Janet Taylor, Un-agented author
The title of my current WIP is Adventutyme. It’s a YA book of time travel. I’m this close to finishing my last and final edits. When I’m done- I’ll begin the submission process….eek! (Do titles come easy?) Hmm- this is only my second novel, but I’ve changed the title twice, so I’d say…not too easy.
Krista Van Dolzer, Un-agented author
The title of the manuscript I’m currently querying is THE REGENERATED MAN AND ME, although I usually just call him Steve:) He’s an MG historical with a dash of science fiction, and no, titles do not come easily for me (hence the nickname). In fact, with my last manuscript, I had to hold a blog contest to help me come up with ideas.
Stacy Stokes, Un-agented author
THE STAIRS AND THE FLY, YA Contemporary/Magical Realism.
I came up with the title when the story idea came to me, although lately I’ve been rethinking it after some input from various readers and query reviewers. My latest options include THE STAIRCASE and THE STAIRCASE THROUGH THE SKY, although my heart belongs to the current title.

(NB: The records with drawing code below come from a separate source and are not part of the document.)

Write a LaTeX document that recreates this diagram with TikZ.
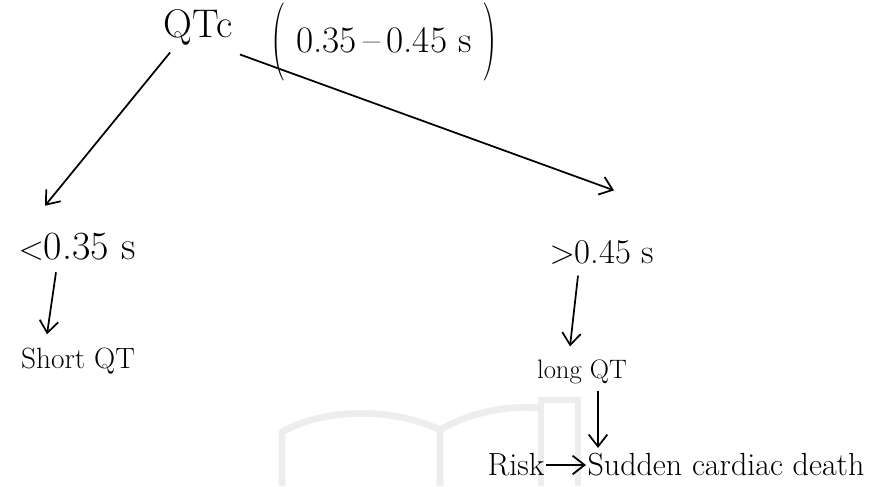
\documentclass[tikz,border=0pt]{standalone}
\usepackage{graphicx}
\usetikzlibrary{arrows.meta}
\newcommand{\tallparen}[1]{\raisebox{-0.55ex}{\scalebox{1.1}[2.1]{#1}}}
\tikzset{
  big/.style={font=\fontsize{30}{32}\selectfont, inner sep=1pt},
  lbl/.style={font=\fontsize{24}{26}\selectfont, inner sep=1pt},
  arr/.style={line width=1.3pt, -{Straight Barb[length=9pt,width=14pt,line width=1.3pt]}},
  wmark/.style={draw=black!7, line width=5pt}
}
\begin{document}
\begin{tikzpicture}[x=0.75pt,y=-0.75pt]
  \useasboundingbox[fill=white] (0,0) rectangle (871,486);

  % faint book watermark
  \draw[wmark] (282,486) -- (282,432) .. controls (330,405) and (400,410) .. (440,430) -- (440,486);
  \draw[wmark] (440,430) .. controls (470,412) and (510,405) .. (540,408);
  \draw[wmark] (541,486) -- (541,400) -- (578,400) -- (578,486);

  % top
  \node[big] (qtc) at (198,27) {QTc};
  \node[lbl, font=\fontsize{28}{30}\selectfont] (range) at (384,42) {\tallparen{(}\;0.35\,--\,0.45 s\;\tallparen{)}};

  % short branch
  \node[lbl, font=\fontsize{30}{32}\selectfont] (short) at (77,247) {$<$0.35 s};
  \node[lbl, font=\fontsize{22}{24}\selectfont] (shortqt) at (78,361) {Short QT};

  % long branch
  \node[lbl, font=\fontsize{26}{28}\selectfont] (long) at (602,252) {$>$0.45 s};
  \node[lbl, font=\fontsize{20}{22}\selectfont] (longqt) at (582,372) {long QT};
  \node[lbl] (risk) at (516,465) {Risk};
  \node[lbl] (scd) at (726,465) {Sudden cardiac death};

  % arrows
  \draw[arr] ([shift={(8,6)}]qtc.south west) -- ([shift={(-32,-26)}]short.north);
  \draw[arr] ([shift={(6,8)}]qtc.south east) -- ([shift={(12,-48)}]long.north);
  \draw[arr] ([shift={(-21,10)}]short.south) -- ([shift={(-31,-12)}]shortqt.north);
  \draw[arr] ([shift={(-24,10)}]long.south) -- ([shift={(-12,-12)}]longqt.north);
  \draw[arr] ([xshift=12pt,yshift=-4pt]longqt.south) -- ([xshift=12pt,yshift=3pt]longqt.south |- scd.north);
  \draw[arr] (risk.east) -- (scd.west);
\end{tikzpicture}
\end{document}
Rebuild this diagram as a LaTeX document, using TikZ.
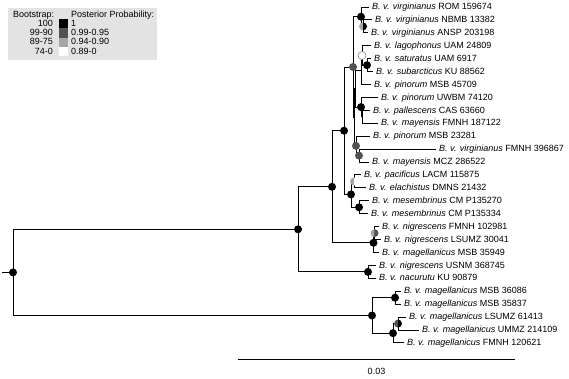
\documentclass[tikz,border=0pt]{standalone}
\usepackage{fontspec}
\setmainfont{Liberation Sans}
\usepackage{tikz}
\colorlet{dg}{black!68}
\colorlet{lg}{black!35}
\colorlet{legbg}{black!11}
% left half: bootstrap, right half: posterior probability
\newcommand{\bsnode}[4][none]{%
  \fill[#3] (#2) ++(90:4pt) arc[start angle=90,end angle=270,radius=4pt] -- cycle;
  \fill[#4] (#2) ++(-90:4pt) arc[start angle=-90,end angle=90,radius=4pt] -- cycle;
  \draw[draw=#1,line width=0.5pt] (#2) circle[radius=4pt];}

\begin{document}
\begin{tikzpicture}[x=1pt,y=-1pt,
        br/.style={line width=1pt},
        tax/.style={anchor=mid west, inner sep=0pt, xshift=3pt, font=\fontsize{9}{10}\selectfont},
        leg/.style={inner sep=0pt, font=\fontsize{9}{10}\selectfont},
    ]
    \fill[white] (0,0) rectangle (569,378);
    \useasboundingbox (0,0) rectangle (569,378);

    % legend
    \fill[legbg] (8,8) rectangle (157,60);
    \node[leg, anchor=mid west] (bt) at (13,15) {Bootstrap:};
    \node[leg, anchor=mid west] (pp) at (71,15) {Posterior Probability:};
    \foreach \bs/\pv/\cl [count=\j] in {100/1/black, 99-90/0.99-0.95/dg, 89-75/0.94-0.90/lg, 74-0/0.89-0/white} {
        \fill[\cl] (59,{9.75+9.25*\j}) rectangle (68,{19+9.25*\j});
        \node[leg, anchor=mid east] (b\j) at (53,{14.4+9.25*\j}) {\bs};
        \node[leg, anchor=mid west] (p\j) at (71,{14.4+9.25*\j}) {\pv};
    }

    % tips
    \foreach \xe/\ssp/\cod [count=\i] in {
        369/virginianus/ROM 159674, 372/virginianus/NBMB 13382, 368/virginianus/ANSP 203198,
        371/lagophonus/UAM 24809, 371/saturatus/UAM 6917, 373/subarcticus/KU 88562,
        371/pinorum/MSB 45709, 378/pinorum/UWBM 74120, 370/pallescens/CAS 63660,
        378/mayensis/FMNH 187122, 370/pinorum/MSB 23281, 436/virginianus/FMNH 396867,
        369/mayensis/MCZ 286522, 361/pacificus/LACM 115875, 366/elachistus/DMNS 21432,
        369/mesembrinus/CM P135270, 368/mesembrinus/CM P135334, 379/nigrescens/FMNH 102981,
        381/nigrescens/LSUMZ 30041, 379/magellanicus/MSB 35949, 376/nigrescens/USNM 368745,
        376/nacurutu/KU 90879, 401/magellanicus/MSB 36086, 401/magellanicus/MSB 35837,
        406/magellanicus/LSUMZ 61413, 419/magellanicus/UMMZ 214109, 404/magellanicus/FMNH 120621} {
        \coordinate (t\i) at (\xe,{7+12.92*(\i-1)});
        \node[tax] (l\i) at (t\i) {\textit{B. v. \ssp} \cod};
    }

    % internal nodes
    \coordinate (V1) at (363,26.4);
    \coordinate (V) at (361,16.7);
    \coordinate (S) at (367,65.2);
    \coordinate (K1) at (362,55.5);
    \coordinate (K) at (361,70.0);
    \coordinate (L1) at (362,116.9);
    \coordinate (L) at (361,107.1);
    \coordinate (F3) at (355,88.6);
    \coordinate (Q1) at (359,155.6);
    \coordinate (Q) at (356,145.9);
    \coordinate (F2) at (354,117.2);
    \coordinate (F) at (353,67.0);
    \coordinate (D1) at (354,181.5);
    \coordinate (D2) at (359,207.3);
    \coordinate (D) at (351,194.4);
    \coordinate (C) at (344,130.7);
    \coordinate (N2) at (374.5,233.1);
    \coordinate (N1) at (373.5,242.8);
    \coordinate (B) at (332,186.8);
    \coordinate (NA) at (368,271.9);
    \coordinate (A) at (298,229.3);
    \coordinate (M1) at (395,297.7);
    \coordinate (M3) at (398,323.6);
    \coordinate (M2) at (393,333.2);
    \coordinate (M) at (372,315.5);
    \coordinate (R) at (13,272.4);
    \coordinate (r0) at (2,272.4);

    \draw[br] (r0) -- (R);
    \foreach \p/\c in {R/A, R/M, A/B, A/NA, B/C, B/N1, C/F, C/D, F/V, F/F2, F2/F3, F2/Q,
        F3/K, F3/L, K/K1, K/t7, K1/t4, K1/S, S/t5, S/t6, V/t1, V/V1, V1/t2, V1/t3,
        L/t8, L/L1, L1/t9, L1/t10, Q/t11, Q/Q1, Q1/t12, Q1/t13, D/D1, D/D2,
        D1/t14, D1/t15, D2/t16, D2/t17, N1/N2, N1/t20, N2/t18, N2/t19, NA/t21, NA/t22,
        M/M1, M/M2, M1/t23, M1/t24, M2/M3, M2/t27, M3/t25, M3/t26}
        \draw[br] (\p) |- (\c);

    % support values
    \foreach \n in {R, A, B, C, D, D2, V, S, L, N1, NA, M, M1, M2}
        \bsnode{\n}{black}{black};
    \bsnode{V1}{lg}{black}
    \bsnode[gray]{K1}{white}{white}
    \bsnode{F}{dg}{dg}
    \bsnode{Q}{dg}{dg}
    \bsnode{Q1}{dg}{dg}
    \bsnode{D1}{lg}{white}
    \bsnode{N2}{lg}{dg}
    \bsnode{M3}{dg}{black}

    % scale bar
    \coordinate (s0) at (238,359);
    \coordinate (s1) at (515,359);
    \draw[br] (s0) -- (s1) node[leg, midway, below=9pt] (sl) {0.03};
\end{tikzpicture}
\end{document}
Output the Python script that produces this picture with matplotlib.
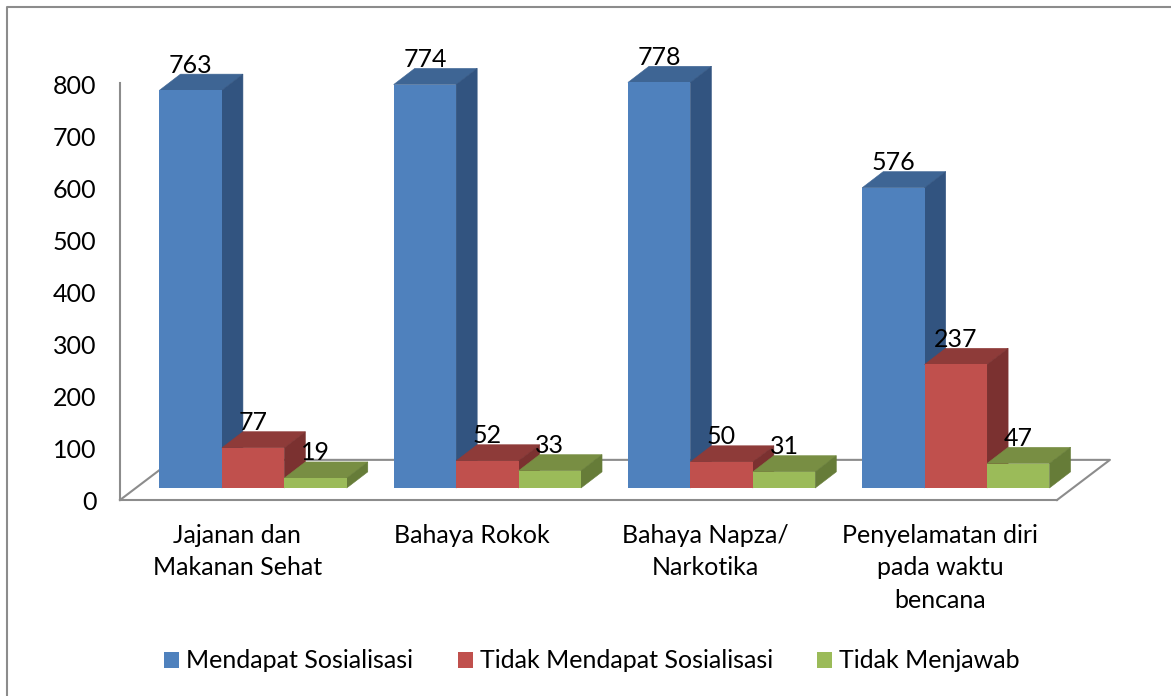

For other stories the title has taken a little while longer to develop, but usually there’s a point in the writing process when the name comes to me.
Me (Suzi) Un-agented author
Some titles come easy, some do not. I got FROSTY right away because someone refers to my main character with that name. And it just fits in with the whole cold/aloof personality thing of my MC. I have no special process. If nothing comes to me, I scour the thesaurus for words relating to the theme of my story and wait for something to click.
So that’s it. Check back next week to see what the next question will be.
And thank you to all the ladies for participating in The Big Reveal.